>>>>>
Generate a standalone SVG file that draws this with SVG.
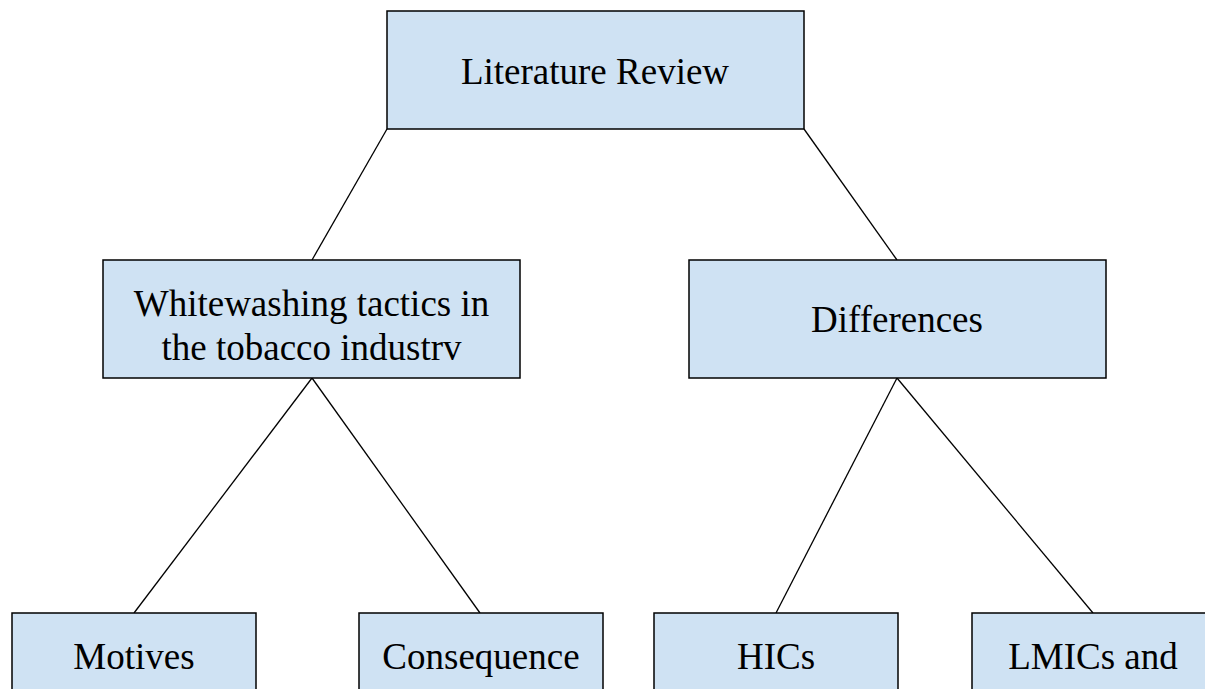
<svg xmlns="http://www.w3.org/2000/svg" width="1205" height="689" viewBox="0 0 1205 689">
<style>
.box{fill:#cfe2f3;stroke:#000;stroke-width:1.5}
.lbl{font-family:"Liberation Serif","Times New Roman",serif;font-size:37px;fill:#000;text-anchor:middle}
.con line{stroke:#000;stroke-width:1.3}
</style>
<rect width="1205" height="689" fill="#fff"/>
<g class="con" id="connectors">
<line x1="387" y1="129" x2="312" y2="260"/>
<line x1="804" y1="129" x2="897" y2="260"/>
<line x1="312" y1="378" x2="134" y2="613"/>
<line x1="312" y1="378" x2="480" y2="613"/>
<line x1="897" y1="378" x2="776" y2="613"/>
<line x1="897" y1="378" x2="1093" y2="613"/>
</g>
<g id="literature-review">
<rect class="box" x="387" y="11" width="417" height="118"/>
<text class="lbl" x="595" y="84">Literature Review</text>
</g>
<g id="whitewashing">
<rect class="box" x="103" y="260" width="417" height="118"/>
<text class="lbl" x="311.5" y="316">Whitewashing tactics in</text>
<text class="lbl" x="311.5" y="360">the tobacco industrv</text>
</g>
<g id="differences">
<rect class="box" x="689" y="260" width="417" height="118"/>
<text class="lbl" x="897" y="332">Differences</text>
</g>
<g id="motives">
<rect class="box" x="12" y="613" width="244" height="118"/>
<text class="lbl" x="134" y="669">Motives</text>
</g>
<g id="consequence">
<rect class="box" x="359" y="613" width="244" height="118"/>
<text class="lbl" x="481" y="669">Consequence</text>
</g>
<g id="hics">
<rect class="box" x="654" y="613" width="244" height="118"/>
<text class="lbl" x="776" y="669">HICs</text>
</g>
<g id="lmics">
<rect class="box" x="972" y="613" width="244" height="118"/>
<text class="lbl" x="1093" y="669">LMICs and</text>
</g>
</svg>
<<<<<
Exclude every picture and copy the remaining data exactly.

> [Response to this exercise]
Generate a standalone SVG file that draws this with SVG.
<svg xmlns="http://www.w3.org/2000/svg" width="1205" height="689" viewBox="0 0 1205 689">
<style>
.box{fill:#cfe2f3;stroke:#000;stroke-width:1.5}
.lbl{font-family:"Liberation Serif","Times New Roman",serif;font-size:37px;fill:#000;text-anchor:middle}
.con line{stroke:#000;stroke-width:1.3}
</style>
<rect width="1205" height="689" fill="#fff"/>
<g class="con" id="connectors">
<line x1="387" y1="129" x2="312" y2="260"/>
<line x1="804" y1="129" x2="897" y2="260"/>
<line x1="312" y1="378" x2="134" y2="613"/>
<line x1="312" y1="378" x2="480" y2="613"/>
<line x1="897" y1="378" x2="776" y2="613"/>
<line x1="897" y1="378" x2="1093" y2="613"/>
</g>
<g id="literature-review">
<rect class="box" x="387" y="11" width="417" height="118"/>
<text class="lbl" x="595" y="84">Literature Review</text>
</g>
<g id="whitewashing">
<rect class="box" x="103" y="260" width="417" height="118"/>
<text class="lbl" x="311.5" y="316">Whitewashing tactics in</text>
<text class="lbl" x="311.5" y="360">the tobacco industrv</text>
</g>
<g id="differences">
<rect class="box" x="689" y="260" width="417" height="118"/>
<text class="lbl" x="897" y="332">Differences</text>
</g>
<g id="motives">
<rect class="box" x="12" y="613" width="244" height="118"/>
<text class="lbl" x="134" y="669">Motives</text>
</g>
<g id="consequence">
<rect class="box" x="359" y="613" width="244" height="118"/>
<text class="lbl" x="481" y="669">Consequence</text>
</g>
<g id="hics">
<rect class="box" x="654" y="613" width="244" height="118"/>
<text class="lbl" x="776" y="669">HICs</text>
</g>
<g id="lmics">
<rect class="box" x="972" y="613" width="244" height="118"/>
<text class="lbl" x="1093" y="669">LMICs and</text>
</g>
</svg>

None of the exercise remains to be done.